Gary Childress wrote: ↑Sun Jan 02, 2022 7:17 pm
Sculptor wrote: ↑Wed Dec 29, 2021 10:21 am
Only criminals are guilty.
How do you define a "criminal"?
A person convincted of a crime.
Or what sorts of actions make a person a "criminal" in your estimation?
Is guilt only associated with those who are "criminals?" Can a person legitimately feel guilty over something and not be a "criminal?"
Gulit in this sense is a legal term. A state of being imposed by the authorities, and not something felt.
All feelings of guilt are fake.
People do have feelings about events in which they think they might have made a mistake.
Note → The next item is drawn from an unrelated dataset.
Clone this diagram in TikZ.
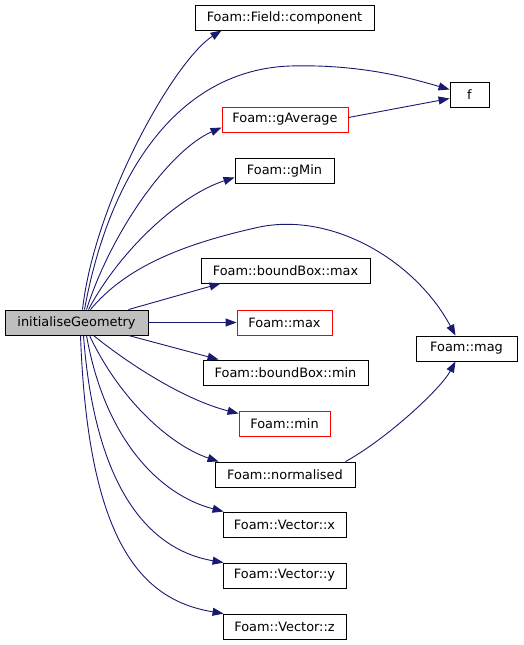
\documentclass[tikz,border=0pt]{standalone}
\usepackage{fontspec}
\setmainfont{DejaVu Sans}
\usetikzlibrary{arrows.meta,calc}
\definecolor{midnight}{HTML}{191970}
\definecolor{rootgray}{HTML}{BFBFBF}

\begin{document}
\begin{tikzpicture}[x=1pt, y=-1pt,
  fn/.style={draw=black, line width=0.9pt, minimum height=25pt, inner sep=0pt,
    font=\fontsize{12.9}{15}\selectfont},
  root/.style={fn, fill=rootgray},
  trunc/.style={fn, draw=red},
  call/.style={draw=midnight, line width=0.9pt, -{Triangle[length=11pt,width=8pt]}}
]
\useasboundingbox (0,0) rectangle (523,645);

% caller
\node[root, minimum width=143pt] (init) at (76.5,322.5) {initialiseGeometry};

% callees
\node[fn, minimum width=179pt] (comp) at (284.5,17.5) {Foam::Field::component};
\node[fn, minimum width=39pt] (f) at (469.5,94.5) {f};
\node[trunc, minimum width=126pt] (gavg) at (285,119.5) {Foam::gAverage};
\node[fn, minimum width=99pt] (gmin) at (284.5,170.5) {Foam::gMin};
\node[fn, minimum width=169pt] (bbmax) at (285.5,270.5) {Foam::boundBox::max};
\node[trunc, minimum width=95pt] (max) at (284.5,322.5) {Foam::max};
\node[fn, minimum width=165pt] (bbmin) at (285.5,372.5) {Foam::boundBox::min};
\node[trunc, minimum width=91pt] (min) at (284.5,423.5) {Foam::min};
\node[fn, minimum width=140pt] (norm) at (285,474.5) {Foam::normalised};
\node[fn, minimum width=101pt] (mag) at (466.5,348.5) {Foam::mag};
\foreach \n/\y/\c in {vx/524.5/x, vy/575.5/y, vz/626.5/z}
  \node[fn, minimum width=123pt] (\n) at (284.5,\y) {Foam::Vector::\c};

% calls
\draw[call] ($(init.north)+(6,0)$) .. controls (95,200) and (175,60) .. ($(comp.south west)+(27,0)$);
\draw[call] ($(init.north)+(8,0)$) .. controls (110,170) and (180,70) .. (290,66)
  .. controls (360,64) and (410,78) .. ($(f.west)+(0,-5)$);
\draw[call] ($(gavg.east)+(0,-2)$) -- ($(f.west)+(0,4)$);
\draw[call] ($(init.north)+(10,0)$) .. controls (112,230) and (170,150) .. ($(gavg.west)+(0,8)$);
\draw[call] ($(init.north)+(12,0)$) .. controls (120,250) and (180,195) .. ($(gmin.west)+(0,7)$);
\draw[call] ($(init.north)+(14,0)$) .. controls (125,268) and (180,245) .. (255,228)
  .. controls (330,210) and (415,260) .. ($(mag.north)+(-11,0)$);
\draw[call] ($(init.north east)+(-20,0)$) -- ($(bbmax.south west)+(20,0)$);
\draw[call] (init.east) -- (max.west);
\draw[call] ($(init.south east)+(-20,0)$) -- ($(bbmin.north west)+(16,0)$);
\draw[call] ($(init.south)+(17,0)$) .. controls (130,365) and (185,400) .. ($(min.west)+(0,-10)$);
\draw[call] ($(init.south)+(13,0)$) .. controls (120,400) and (170,445) .. ($(norm.north west)+(4,0)$);
\draw[call] ($(norm.north east)+(-10,0)$) .. controls (385,440) and (440,390) .. ($(mag.south)+(-11,0)$);
\foreach \n/\s/\ax/\ay/\bx/\by in {vx/10/105/440/160/495, vy/7/95/490/150/550, vz/4/88/540/140/600}
  \draw[call] ($(init.south)+(\s,0)$) .. controls (\ax,\ay) and (\bx,\by) .. ($(\n.north west)+(1,0)$);
\end{tikzpicture}
\end{document}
There are big problems with pinning a name on "feelings" for several reasons. THe main reason is that all feelings are subjective and rarely can a single word exhaust the meaning and quality of the emptional spectrum.
But in this particular case there is a serious problem with feelings of guilt and shame.
There are two ways one can sunder events which have led to error that have led to such feelings.
Either the event was done intentionally or the event has been done unintentionally.
If I acted intentionally then the right response to a mistake would not be guilt. The correct response wopuld be an acknowledgement that I was acting in the best possible way at the time, and that I shall learn from the event to act better next time. If I acted intentionally to cause harm then guilt is not the correct response. The correct resonse is to stand by my actions.
If the mistake happened without my intention then I have nothing to feel sorry for and so guilt is not the correct response, but any recompense I think valuable in the circumstances would be the next thing to do.
Guily is like regret. An empty and useless emotion and no use except as a teaching aid for children.